Гладков вызвал меня на прогулку. Мы гуляли часа полтора. Он — это его стиль! — рассказывал с возмущением разные случаи несправедливости, подлости, воровства и т. д., всякий раз выставляя на вид свое благородство. Сообщил мне, что Берия издавал приказ, чтобы даже по гражданским делам не было оправдательных приговоров. И перешел на своего любимого конька: на чистоту русского языка, кот. он понимает не диалектически. Когда Виноградов сказал, что слово «довлеть» теперь понимается в новом значении, он настоял, чтобы довлеть в этом новом значении в словаре не фигурировало. Упрекнул меня, почему я говорю озорничáть, а не озорнúчать и т. д. <...>20 мая.

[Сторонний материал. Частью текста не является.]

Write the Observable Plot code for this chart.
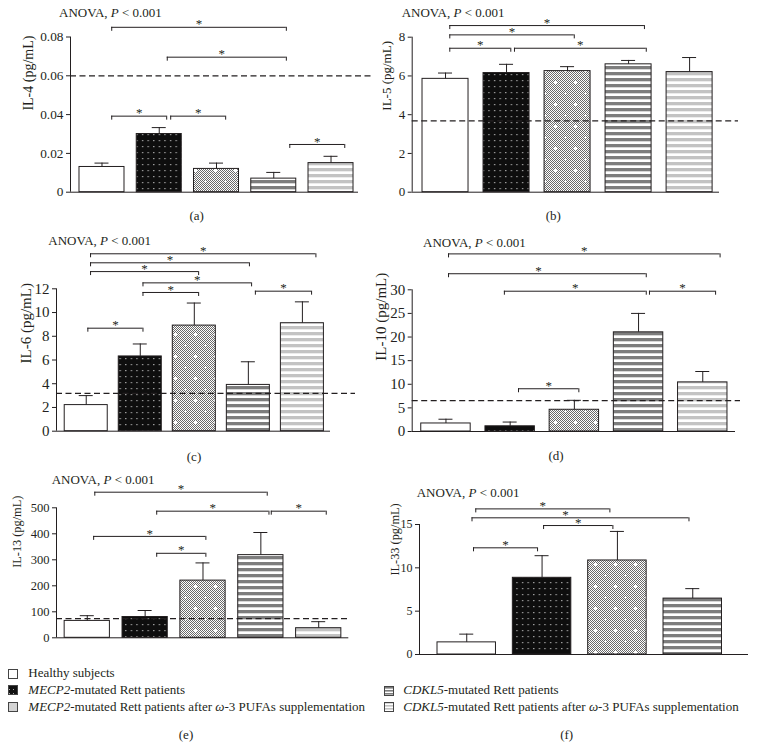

<...> Пришла корректура моей книжки «Из воспоминаний». Держу корректуру. Книжка мне очень не нравится. О «Потемкине» — плохая беллетристика. О Репине растянуто и слащаво. Хуже всего то, что Репин уже не вызывает во мне того восторга, с каким я относился к нему, когда писал эту книжку. О Горьком — вяло, много недоговоренного. Вообще что-то есть в этой книжке фальшивое.Пишу о Блоке — очень туго, без воодушевления. Чехов опять отложен. <...>
23 мая, ночь на 24-ое. Вот уже 4-ая ночь, как я не сплю. Стыдно показаться людям: такой я невыспанный, растрепанный, жалкий. Пробую писать, ничего не выходит. Совсем разучился. Что делать? Иногда думается: «Как хорошо умереть». Вообще без писания я не понимаю жизни. Глядя назад, думаю: какой я был счастливец. Сколько раз я знал вдохновение! Когда рука сама пишет, словно под чью-то диктовку, а ты только торопись — записывай. Пусть из этого выходит такая мизерня, как «Муха Цокотуха» или фельетон о Вербицкой, но те минуты — наивысшего счастья, какое доступно человеку.